The Dirty Life of Mining in Australia: A Travelogue 

By Lindsay Fitzclarence. Interventions, 2023; 214 pages. 

Reviewed by Cormac Mills Ritchard

“Blasts make floors crack and houses shake”, journalist Tom Joyner reports about Williamstown, a suburb in the Western Australian mining town Kalgoorlie. Northern Star Resources’ mine has drilled tunnels deep beneath the houses, in which it carries out regular blasts. 

“Lifelong local Fay Henderson said after years of fighting, she is exhausted and feels a sense of dread that it will not be long before Williamstown is gone altogether. “‘I think that it eventually has to pass that we just won’t be here, that the mine will engulf us eventually.’”

The Dirty Life of Mining in Australia, by Lindsay Fitzclarence, is a valuable resource. Setting out from Morwell in eastern Victoria, and travelling to Broken Hill, Roxby Downs, the Kimberley, Mount Whaleback and Kalgoorlie, he combines research with journaling to paint a picture of mining’s devastating effects across the continent.

The environmental effects are visible in the moonscape of open-cut pits and waste rock mounds, artificial lakes and craters filled with metallic and chemical tailings. Featuring in Fitzclarence’s photography, swathes of land have been cleared for these facilities. 

The human cost is detailed painfully throughout the book. Mines are less easily forgotten than their victims. The Line of Lode Memorial in Broken Hill pays tribute to 800 dead miners. In Kalgoorlie’s Eastern Goldfields Miners Memorial, there were 1,484 names at the time Fitzclarence visited.

Often, the deaths result from capitalists sacrificing safety for profits. Morwell is one example—in 2014, a grassfire ignited a coal mine in a blaze that streamed from the coal face for 45 days, leaving homes “invaded by ash and shrouded in polluted and toxic air”. This poisoning led to at least 60 excess deaths before the fire was put out, according to research by Voices of the Valley (community activists had to compile evidence themselves in the face of a government cover-up). This could have been prevented, but the owners had dismantled the mine’s watering system.

Another example is Broken Hill’s lead-bearing winds. Broken Hill Prospecting (now BHP) established mines there in the 1880s. “On windy days, lead-rich dust from the smelters landed everywhere”, Fitzclarence explains. “It settled on the roofs and drained into drinking water tanks. Cattle, sheep and dairy cows ate grass covered in lead dust, which flowed into the food chain.” Lead poisoning was responsible for many of the miner deaths marked in the memorial. 

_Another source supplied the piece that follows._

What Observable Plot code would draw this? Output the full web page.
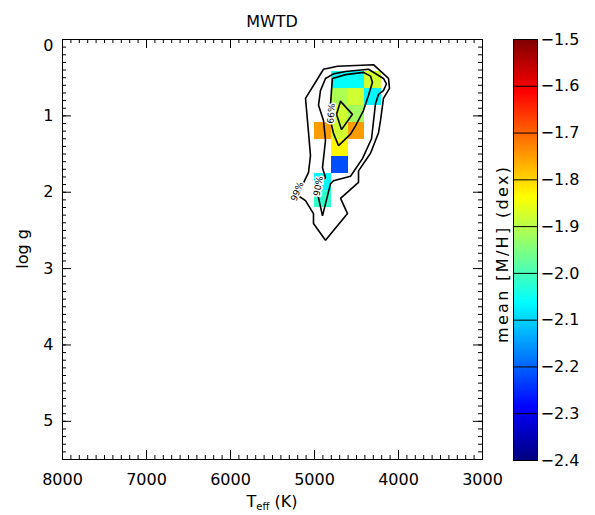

Recounting the radical history of Broken Hill, Fitzclarence shows that miners and their families didn’t take this lying down—they forged the most militant union town in Australia at the beginning of the twentieth century. Yet Broken Hill’s children still suffer from lead-induced brain damage, making them “more than twice as likely to have developmental delays than the national average”, according to research from 2015.

If resistance has shaped mining, mine owners have tried to shape the resistance. The industry claims to be the backbone of many regional towns. But towns like Newman in Western Australia have been emptied of people by the use of fly-in fly-out (FIFO) workers. 

Keeping its FIFO workers in a company camp allows BHP to watch them closely during and even after their twelve-hour shifts, including through room searches. The high levels of psychological distress a staggering one-third of all FIFO workers suffer are the industry’s answer to mining town militancy. 

The industry’s official history is one of entrepreneurs building Australia’s prosperity. Fitzclarence devotes a chapter to this “dominant narrative”, which reduces humans and the natural world to commodities and views Australia as terra nullius with mineral riches free for the taking. 

Fitzclarence develops his critique using the ideas of Naomi Klein and Tony Birch. Birch calls it an “exploitative capitalist extraction mentality”; Klein calls it “extractivism”, a “habit of thought” that led us to believe we could “dig and drill out the substances we desired while thinking little of the trash left behind”.

These narratives are important—the industry’s Promethean and “civilising” portrayal of itself arms its marketing departments with ample talking points. But compelling as Klein’s and Birch’s descriptions are, they remain limited. 

In his conclusion, Fitzclarence suggests that “the world of mining needs to develop a very different mindset”. But capitalism will brook no such change. If current mine owner CBH Resources decided to prioritise reducing lead tailings over increasing revenue in Broken Hill, or if Northern Star Resources abandoned its tunnels under Williamstown, or if BHP decided to share its Mount Whaleback earnings with the local Martu and Niabali peoples, how would their profits suffer? And if their profits suffered, how soon would a competitor, richer by its ruthlessness, outmatch and acquire them?

The murderous, degrading and dehumanising exploits of mining capital in Australia that Fitzclarence exposes are the best proof that there is little mining capital will not do for profit. The way forward is the path of resistance like that paved by the workers of Broken Hill.